_Task requirements_
Give the lines of the material verbatim, from the first line to the line with "s10_y), (s100_x, s100_y)]", including both.

_Supplied information_
----------
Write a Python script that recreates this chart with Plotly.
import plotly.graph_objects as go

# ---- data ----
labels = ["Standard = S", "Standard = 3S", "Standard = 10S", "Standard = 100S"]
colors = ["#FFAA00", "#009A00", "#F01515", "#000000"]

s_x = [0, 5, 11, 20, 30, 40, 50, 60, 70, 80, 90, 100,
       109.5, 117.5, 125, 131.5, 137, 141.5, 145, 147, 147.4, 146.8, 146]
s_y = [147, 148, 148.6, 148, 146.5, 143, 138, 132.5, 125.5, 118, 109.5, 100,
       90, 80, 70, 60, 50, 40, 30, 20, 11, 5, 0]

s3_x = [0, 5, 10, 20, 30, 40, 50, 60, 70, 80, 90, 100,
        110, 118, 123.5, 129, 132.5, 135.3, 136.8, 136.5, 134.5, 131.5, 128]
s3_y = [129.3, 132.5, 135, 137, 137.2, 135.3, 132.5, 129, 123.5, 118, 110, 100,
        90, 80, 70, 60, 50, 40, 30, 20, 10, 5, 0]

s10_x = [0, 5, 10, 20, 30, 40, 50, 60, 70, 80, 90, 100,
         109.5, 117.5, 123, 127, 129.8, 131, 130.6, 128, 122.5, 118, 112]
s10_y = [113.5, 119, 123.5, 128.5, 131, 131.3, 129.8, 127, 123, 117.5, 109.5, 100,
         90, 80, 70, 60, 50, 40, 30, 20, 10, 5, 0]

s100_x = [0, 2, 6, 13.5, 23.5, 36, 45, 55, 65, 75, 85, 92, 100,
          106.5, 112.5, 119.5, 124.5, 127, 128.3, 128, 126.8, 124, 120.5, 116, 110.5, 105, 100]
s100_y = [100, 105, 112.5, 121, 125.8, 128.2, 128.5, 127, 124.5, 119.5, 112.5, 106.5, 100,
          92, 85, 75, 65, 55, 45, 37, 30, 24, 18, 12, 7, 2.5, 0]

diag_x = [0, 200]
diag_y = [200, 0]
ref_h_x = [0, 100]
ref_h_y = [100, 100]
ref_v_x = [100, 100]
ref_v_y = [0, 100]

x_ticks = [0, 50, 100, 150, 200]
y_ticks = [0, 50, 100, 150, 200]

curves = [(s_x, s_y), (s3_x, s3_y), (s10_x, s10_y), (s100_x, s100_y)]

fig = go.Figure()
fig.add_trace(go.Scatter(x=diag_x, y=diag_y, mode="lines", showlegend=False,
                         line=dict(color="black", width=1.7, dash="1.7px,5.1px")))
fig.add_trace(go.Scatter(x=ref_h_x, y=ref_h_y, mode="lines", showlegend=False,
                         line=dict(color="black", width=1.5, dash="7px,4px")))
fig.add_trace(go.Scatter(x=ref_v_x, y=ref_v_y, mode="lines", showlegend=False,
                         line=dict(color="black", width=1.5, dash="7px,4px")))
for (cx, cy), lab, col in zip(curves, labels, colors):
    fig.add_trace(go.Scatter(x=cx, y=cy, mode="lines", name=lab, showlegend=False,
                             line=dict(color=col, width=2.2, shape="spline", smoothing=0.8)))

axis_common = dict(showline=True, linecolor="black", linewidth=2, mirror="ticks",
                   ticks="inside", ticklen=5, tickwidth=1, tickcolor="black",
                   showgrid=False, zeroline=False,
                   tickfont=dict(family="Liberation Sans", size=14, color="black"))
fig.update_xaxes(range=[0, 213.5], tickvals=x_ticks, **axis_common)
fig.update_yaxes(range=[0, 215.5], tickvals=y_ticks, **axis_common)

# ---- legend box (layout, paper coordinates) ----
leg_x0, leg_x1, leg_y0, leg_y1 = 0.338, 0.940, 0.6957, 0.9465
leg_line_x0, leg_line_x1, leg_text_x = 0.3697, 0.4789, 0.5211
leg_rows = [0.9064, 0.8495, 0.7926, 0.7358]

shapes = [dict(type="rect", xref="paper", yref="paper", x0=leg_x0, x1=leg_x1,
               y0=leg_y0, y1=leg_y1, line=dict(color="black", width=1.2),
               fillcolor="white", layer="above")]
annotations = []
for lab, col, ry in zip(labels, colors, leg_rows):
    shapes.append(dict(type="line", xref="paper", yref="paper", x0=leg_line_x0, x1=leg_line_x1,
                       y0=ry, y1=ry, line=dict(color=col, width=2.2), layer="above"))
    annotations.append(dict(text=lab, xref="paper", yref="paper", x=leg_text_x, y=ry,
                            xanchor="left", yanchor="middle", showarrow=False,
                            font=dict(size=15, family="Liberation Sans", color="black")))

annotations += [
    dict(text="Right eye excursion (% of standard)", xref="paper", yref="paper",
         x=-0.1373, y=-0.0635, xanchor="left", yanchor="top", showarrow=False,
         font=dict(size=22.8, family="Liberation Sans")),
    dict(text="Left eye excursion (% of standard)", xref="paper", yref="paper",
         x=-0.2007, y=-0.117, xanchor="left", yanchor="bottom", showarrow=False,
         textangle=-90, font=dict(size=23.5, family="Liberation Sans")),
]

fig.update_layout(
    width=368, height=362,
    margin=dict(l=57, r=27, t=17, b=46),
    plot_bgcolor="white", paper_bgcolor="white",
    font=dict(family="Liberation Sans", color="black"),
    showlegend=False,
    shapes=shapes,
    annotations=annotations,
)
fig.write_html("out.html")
----------
_Correct output_
Write a Python script that recreates this chart with Plotly.
import plotly.graph_objects as go

# ---- data ----
labels = ["Standard = S", "Standard = 3S", "Standard = 10S", "Standard = 100S"]
colors = ["#FFAA00", "#009A00", "#F01515", "#000000"]

s_x = [0, 5, 11, 20, 30, 40, 50, 60, 70, 80, 90, 100,
       109.5, 117.5, 125, 131.5, 137, 141.5, 145, 147, 147.4, 146.8, 146]
s_y = [147, 148, 148.6, 148, 146.5, 143, 138, 132.5, 125.5, 118, 109.5, 100,
       90, 80, 70, 60, 50, 40, 30, 20, 11, 5, 0]

s3_x = [0, 5, 10, 20, 30, 40, 50, 60, 70, 80, 90, 100,
        110, 118, 123.5, 129, 132.5, 135.3, 136.8, 136.5, 134.5, 131.5, 128]
s3_y = [129.3, 132.5, 135, 137, 137.2, 135.3, 132.5, 129, 123.5, 118, 110, 100,
        90, 80, 70, 60, 50, 40, 30, 20, 10, 5, 0]

s10_x = [0, 5, 10, 20, 30, 40, 50, 60, 70, 80, 90, 100,
         109.5, 117.5, 123, 127, 129.8, 131, 130.6, 128, 122.5, 118, 112]
s10_y = [113.5, 119, 123.5, 128.5, 131, 131.3, 129.8, 127, 123, 117.5, 109.5, 100,
         90, 80, 70, 60, 50, 40, 30, 20, 10, 5, 0]

s100_x = [0, 2, 6, 13.5, 23.5, 36, 45, 55, 65, 75, 85, 92, 100,
          106.5, 112.5, 119.5, 124.5, 127, 128.3, 128, 126.8, 124, 120.5, 116, 110.5, 105, 100]
s100_y = [100, 105, 112.5, 121, 125.8, 128.2, 128.5, 127, 124.5, 119.5, 112.5, 106.5, 100,
          92, 85, 75, 65, 55, 45, 37, 30, 24, 18, 12, 7, 2.5, 0]

diag_x = [0, 200]
diag_y = [200, 0]
ref_h_x = [0, 100]
ref_h_y = [100, 100]
ref_v_x = [100, 100]
ref_v_y = [0, 100]

x_ticks = [0, 50, 100, 150, 200]
y_ticks = [0, 50, 100, 150, 200]

curves = [(s_x, s_y), (s3_x, s3_y), (s10_x, s10_y), (s100_x, s100_y)]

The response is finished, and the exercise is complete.